Dans votre série, on retrouve, Paris, New-York, Londres, Singapour, vous venez de finir deux photographies qui se rattachent à Jakarta. Quels monuments avez-vous choisi ?
C’est mon premier séjour en Indonésie, en faisant mes recherches sur internet, les premières photos qui apparaissent lorsque l’on tape monument emblématique sont la tour BNI et le Monas. La tour BNI ne m’inspirait pas mais le Monas est vraiment une icône de la ville. Même si ce bâtiment est récent, il fait partie intégrante de l’histoire de Jakarta. Sa forme particulière avec sa base octogonale me fait penser à la forme d’un arbre inversé. J’ai pris des photos du Monas, je suis allé aussi au jardin botanique de Bogor photographier des arbres. Depuis j’ai passé beaucoup de temps sur mes cahiers à faire des croquis et devant mes écrans pour faire le montage.
Sur votre photo, on voit des flamands roses, des flamands roses à Jakarta?

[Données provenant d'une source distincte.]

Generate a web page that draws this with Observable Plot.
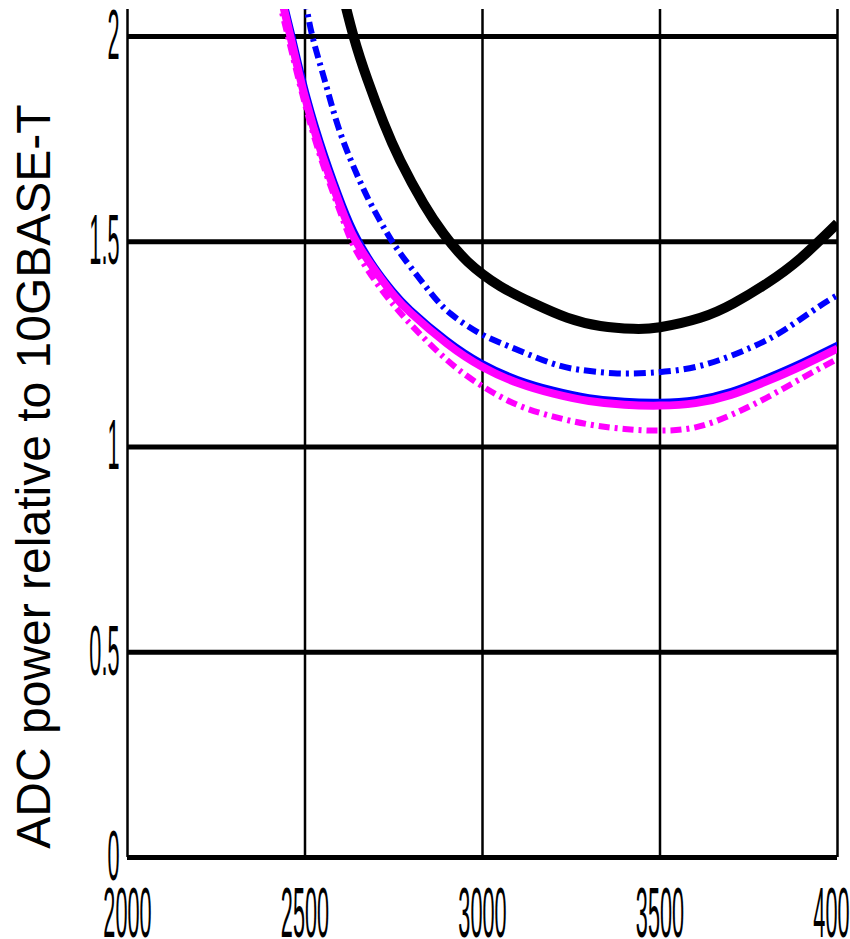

Oui pourquoi pas, on peut imaginer que dans notre monde en plein changement, mondialisation oblige, ces animaux ont pu arriver ici via un moyen de transport rapide, avoir été abandonnés ou s’être enfuis d’un zoo… mais les flamands roses sont aussi des bandes de couleurs
Vous êtes ici en résidence pour dix jours, quel regard portez-vous sur Jakarta ?
C’est mon premier séjour en Indonésie, mais j’ai vécu au Vietnam je connais donc un peu l’Asie. Jakarta représente un mélange de modernité et vie de quartier avec les petits restaurants de rue, les kaki lima qui un jour seront peut être appelés à disparaître. Je dois dire aussi ce qui me frappe en arrivant de Paris, c’est le sourire et la gentillesse des habitants de cette ville. Je dois d'ailleurs rencontrer mercredi des photographes et des étudiants indonésiens pour parler de mon travail. Je suis convaincu que les échanges seront d'un grand intérêt.
Exposition « il était une fois demain » du 11 au 16 avril au centre Bentara Budaya Jalan Palmerah Selatan II N17. Jakarta Centre.